→ Aim: Omit all images. Write out the rest of the material exactly.

########################################

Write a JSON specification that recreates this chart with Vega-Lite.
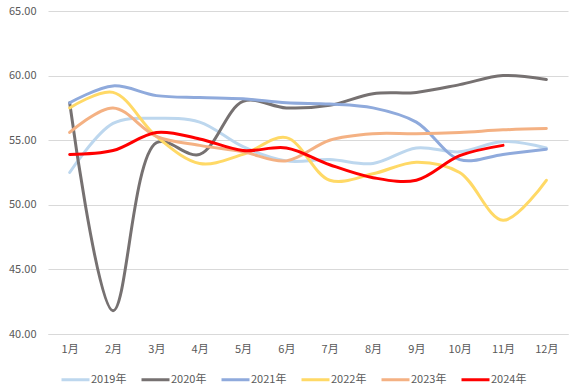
{
  "$schema": "https://vega.github.io/schema/vega-lite/v6.json",
  "width": 520,
  "height": 323,
  "autosize": {"type": "none"},
  "padding": {"left": 48, "top": 11, "right": 4, "bottom": 54},
  "background": "white",
  "config": {
    "view": {"stroke": null},
    "font": "Noto Sans CJK SC",
    "axis": {"labelFont": "Noto Sans CJK SC", "labelColor": "#595959", "labelFontSize": 11}
  },
  "data": {
    "values": [
      {"m": "1月", "y": "2019年", "v": 52.5}, {"m": "2月", "y": "2019年", "v": 56.3}, {"m": "3月", "y": "2019年", "v": 56.7}, {"m": "4月", "y": "2019年", "v": 56.4}, {"m": "5月", "y": "2019年", "v": 54.5}, {"m": "6月", "y": "2019年", "v": 53.4}, {"m": "7月", "y": "2019年", "v": 53.5}, {"m": "8月", "y": "2019年", "v": 53.2}, {"m": "9月", "y": "2019年", "v": 54.4}, {"m": "10月", "y": "2019年", "v": 54.1}, {"m": "11月", "y": "2019年", "v": 54.9}, {"m": "12月", "y": "2019年", "v": 54.4},
      {"m": "1月", "y": "2020年", "v": 57.9}, {"m": "2月", "y": "2020年", "v": 41.8}, {"m": "3月", "y": "2020年", "v": 54.8}, {"m": "4月", "y": "2020年", "v": 53.9}, {"m": "5月", "y": "2020年", "v": 58.0}, {"m": "6月", "y": "2020年", "v": 57.5}, {"m": "7月", "y": "2020年", "v": 57.7}, {"m": "8月", "y": "2020年", "v": 58.6}, {"m": "9月", "y": "2020年", "v": 58.7}, {"m": "10月", "y": "2020年", "v": 59.3}, {"m": "11月", "y": "2020年", "v": 60.0}, {"m": "12月", "y": "2020年", "v": 59.7},
      {"m": "1月", "y": "2021年", "v": 57.9}, {"m": "2月", "y": "2021年", "v": 59.2}, {"m": "3月", "y": "2021年", "v": 58.45}, {"m": "4月", "y": "2021年", "v": 58.3}, {"m": "5月", "y": "2021年", "v": 58.2}, {"m": "6月", "y": "2021年", "v": 57.9}, {"m": "7月", "y": "2021年", "v": 57.8}, {"m": "8月", "y": "2021年", "v": 57.5}, {"m": "9月", "y": "2021年", "v": 56.4}, {"m": "10月", "y": "2021年", "v": 53.5}, {"m": "11月", "y": "2021年", "v": 53.9}, {"m": "12月", "y": "2021年", "v": 54.3},
      {"m": "1月", "y": "2022年", "v": 57.5}, {"m": "2月", "y": "2022年", "v": 58.7}, {"m": "3月", "y": "2022年", "v": 55.3}, {"m": "4月", "y": "2022年", "v": 53.2}, {"m": "5月", "y": "2022年", "v": 53.9}, {"m": "6月", "y": "2022年", "v": 55.2}, {"m": "7月", "y": "2022年", "v": 51.9}, {"m": "8月", "y": "2022年", "v": 52.4}, {"m": "9月", "y": "2022年", "v": 53.3}, {"m": "10月", "y": "2022年", "v": 52.5}, {"m": "11月", "y": "2022年", "v": 48.8}, {"m": "12月", "y": "2022年", "v": 51.9},
      {"m": "1月", "y": "2023年", "v": 55.6}, {"m": "2月", "y": "2023年", "v": 57.5}, {"m": "3月", "y": "2023年", "v": 55.3}, {"m": "4月", "y": "2023年", "v": 54.6}, {"m": "5月", "y": "2023年", "v": 54.1}, {"m": "6月", "y": "2023年", "v": 53.4}, {"m": "7月", "y": "2023年", "v": 55.0}, {"m": "8月", "y": "2023年", "v": 55.5}, {"m": "9月", "y": "2023年", "v": 55.5}, {"m": "10月", "y": "2023年", "v": 55.6}, {"m": "11月", "y": "2023年", "v": 55.8}, {"m": "12月", "y": "2023年", "v": 55.9},
      {"m": "1月", "y": "2024年", "v": 53.9}, {"m": "2月", "y": "2024年", "v": 54.2}, {"m": "3月", "y": "2024年", "v": 55.6}, {"m": "4月", "y": "2024年", "v": 55.1}, {"m": "5月", "y": "2024年", "v": 54.2}, {"m": "6月", "y": "2024年", "v": 54.4}, {"m": "7月", "y": "2024年", "v": 53.1}, {"m": "8月", "y": "2024年", "v": 52.1}, {"m": "9月", "y": "2024年", "v": 51.9}, {"m": "10月", "y": "2024年", "v": 53.8}, {"m": "11月", "y": "2024年", "v": 54.6}
    ]
  },
  "mark": {"type": "line", "interpolate": "catmull-rom", "strokeWidth": 3, "strokeCap": "round", "strokeJoin": "round"},
  "encoding": {
    "x": {
      "field": "m", "type": "ordinal",
      "sort": ["1月", "2月", "3月", "4月", "5月", "6月", "7月", "8月", "9月", "10月", "11月", "12月"],
      "scale": {"type": "point", "padding": 0.5},
      "axis": {"title": null, "labelAngle": 0, "ticks": false, "domainColor": "#D9D9D9", "labelPadding": 9, "grid": false}
    },
    "y": {
      "field": "v", "type": "quantitative",
      "scale": {"domain": [40, 65], "nice": false, "zero": false},
      "axis": {"title": null, "values": [40, 45, 50, 55, 60, 65], "format": ".2f", "domain": false, "ticks": false, "gridColor": "#D9D9D9", "labelPadding": 12}
    },
    "color": {
      "field": "y", "type": "nominal",
      "scale": {"domain": ["2019年", "2020年", "2021年", "2022年", "2023年", "2024年"], "range": ["#BDD7EE", "#767171", "#8FAADC", "#FFD966", "#F4B183", "#FF0000"]},
      "legend": {
        "title": null, "orient": "none", "legendX": 12, "legendY": 353, "direction": "horizontal",
        "columns": 6, "symbolType": "stroke", "symbolSize": 784, "symbolStrokeWidth": 3,
        "labelFont": "Noto Sans CJK SC", "labelFontSize": 11, "labelColor": "#595959",
        "labelOffset": 0, "columnPadding": 8
      }
    }
  }
}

########################################

→ Answer:
Write a JSON specification that recreates this chart with Vega-Lite.
{
  "$schema": "https://vega.github.io/schema/vega-lite/v6.json",
  "width": 520,
  "height": 323,
  "autosize": {"type": "none"},
  "padding": {"left": 48, "top": 11, "right": 4, "bottom": 54},
  "background": "white",
  "config": {
    "view": {"stroke": null},
    "font": "Noto Sans CJK SC",
    "axis": {"labelFont": "Noto Sans CJK SC", "labelColor": "#595959", "labelFontSize": 11}
  },
  "data": {
    "values": [
      {"m": "1月", "y": "2019年", "v": 52.5}, {"m": "2月", "y": "2019年", "v": 56.3}, {"m": "3月", "y": "2019年", "v": 56.7}, {"m": "4月", "y": "2019年", "v": 56.4}, {"m": "5月", "y": "2019年", "v": 54.5}, {"m": "6月", "y": "2019年", "v": 53.4}, {"m": "7月", "y": "2019年", "v": 53.5}, {"m": "8月", "y": "2019年", "v": 53.2}, {"m": "9月", "y": "2019年", "v": 54.4}, {"m": "10月", "y": "2019年", "v": 54.1}, {"m": "11月", "y": "2019年", "v": 54.9}, {"m": "12月", "y": "2019年", "v": 54.4},
      {"m": "1月", "y": "2020年", "v": 57.9}, {"m": "2月", "y": "2020年", "v": 41.8}, {"m": "3月", "y": "2020年", "v": 54.8}, {"m": "4月", "y": "2020年", "v": 53.9}, {"m": "5月", "y": "2020年", "v": 58.0}, {"m": "6月", "y": "2020年", "v": 57.5}, {"m": "7月", "y": "2020年", "v": 57.7}, {"m": "8月", "y": "2020年", "v": 58.6}, {"m": "9月", "y": "2020年", "v": 58.7}, {"m": "10月", "y": "2020年", "v": 59.3}, {"m": "11月", "y": "2020年", "v": 60.0}, {"m": "12月", "y": "2020年", "v": 59.7},
      {"m": "1月", "y": "2021年", "v": 57.9}, {"m": "2月", "y": "2021年", "v": 59.2}, {"m": "3月", "y": "2021年", "v": 58.45}, {"m": "4月", "y": "2021年", "v": 58.3}, {"m": "5月", "y": "2021年", "v": 58.2}, {"m": "6月", "y": "2021年", "v": 57.9}, {"m": "7月", "y": "2021年", "v": 57.8}, {"m": "8月", "y": "2021年", "v": 57.5}, {"m": "9月", "y": "2021年", "v": 56.4}, {"m": "10月", "y": "2021年", "v": 53.5}, {"m": "11月", "y": "2021年", "v": 53.9}, {"m": "12月", "y": "2021年", "v": 54.3},
      {"m": "1月", "y": "2022年", "v": 57.5}, {"m": "2月", "y": "2022年", "v": 58.7}, {"m": "3月", "y": "2022年", "v": 55.3}, {"m": "4月", "y": "2022年", "v": 53.2}, {"m": "5月", "y": "2022年", "v": 53.9}, {"m": "6月", "y": "2022年", "v": 55.2}, {"m": "7月", "y": "2022年", "v": 51.9}, {"m": "8月", "y": "2022年", "v": 52.4}, {"m": "9月", "y": "2022年", "v": 53.3}, {"m": "10月", "y": "2022年", "v": 52.5}, {"m": "11月", "y": "2022年", "v": 48.8}, {"m": "12月", "y": "2022年", "v": 51.9},
      {"m": "1月", "y": "2023年", "v": 55.6}, {"m": "2月", "y": "2023年", "v": 57.5}, {"m": "3月", "y": "2023年", "v": 55.3}, {"m": "4月", "y": "2023年", "v": 54.6}, {"m": "5月", "y": "2023年", "v": 54.1}, {"m": "6月", "y": "2023年", "v": 53.4}, {"m": "7月", "y": "2023年", "v": 55.0}, {"m": "8月", "y": "2023年", "v": 55.5}, {"m": "9月", "y": "2023年", "v": 55.5}, {"m": "10月", "y": "2023年", "v": 55.6}, {"m": "11月", "y": "2023年", "v": 55.8}, {"m": "12月", "y": "2023年", "v": 55.9},
      {"m": "1月", "y": "2024年", "v": 53.9}, {"m": "2月", "y": "2024年", "v": 54.2}, {"m": "3月", "y": "2024年", "v": 55.6}, {"m": "4月", "y": "2024年", "v": 55.1}, {"m": "5月", "y": "2024年", "v": 54.2}, {"m": "6月", "y": "2024年", "v": 54.4}, {"m": "7月", "y": "2024年", "v": 53.1}, {"m": "8月", "y": "2024年", "v": 52.1}, {"m": "9月", "y": "2024年", "v": 51.9}, {"m": "10月", "y": "2024年", "v": 53.8}, {"m": "11月", "y": "2024年", "v": 54.6}
    ]
  },
  "mark": {"type": "line", "interpolate": "catmull-rom", "strokeWidth": 3, "strokeCap": "round", "strokeJoin": "round"},
  "encoding": {
    "x": {
      "field": "m", "type": "ordinal",
      "sort": ["1月", "2月", "3月", "4月", "5月", "6月", "7月", "8月", "9月", "10月", "11月", "12月"],
      "scale": {"type": "point", "padding": 0.5},
      "axis": {"title": null, "labelAngle": 0, "ticks": false, "domainColor": "#D9D9D9", "labelPadding": 9, "grid": false}
    },
    "y": {
      "field": "v", "type": "quantitative",
      "scale": {"domain": [40, 65], "nice": false, "zero": false},
      "axis": {"title": null, "values": [40, 45, 50, 55, 60, 65], "format": ".2f", "domain": false, "ticks": false, "gridColor": "#D9D9D9", "labelPadding": 12}
    },
    "color": {
      "field": "y", "type": "nominal",
      "scale": {"domain": ["2019年", "2020年", "2021年", "2022年", "2023年", "2024年"], "range": ["#BDD7EE", "#767171", "#8FAADC", "#FFD966", "#F4B183", "#FF0000"]},
      "legend": {
        "title": null, "orient": "none", "legendX": 12, "legendY": 353, "direction": "horizontal",
        "columns": 6, "symbolType": "stroke", "symbolSize": 784, "symbolStrokeWidth": 3,
        "labelFont": "Noto Sans CJK SC", "labelFontSize": 11, "labelColor": "#595959",
        "labelOffset": 0, "columnPadding": 8
      }
    }
  }
}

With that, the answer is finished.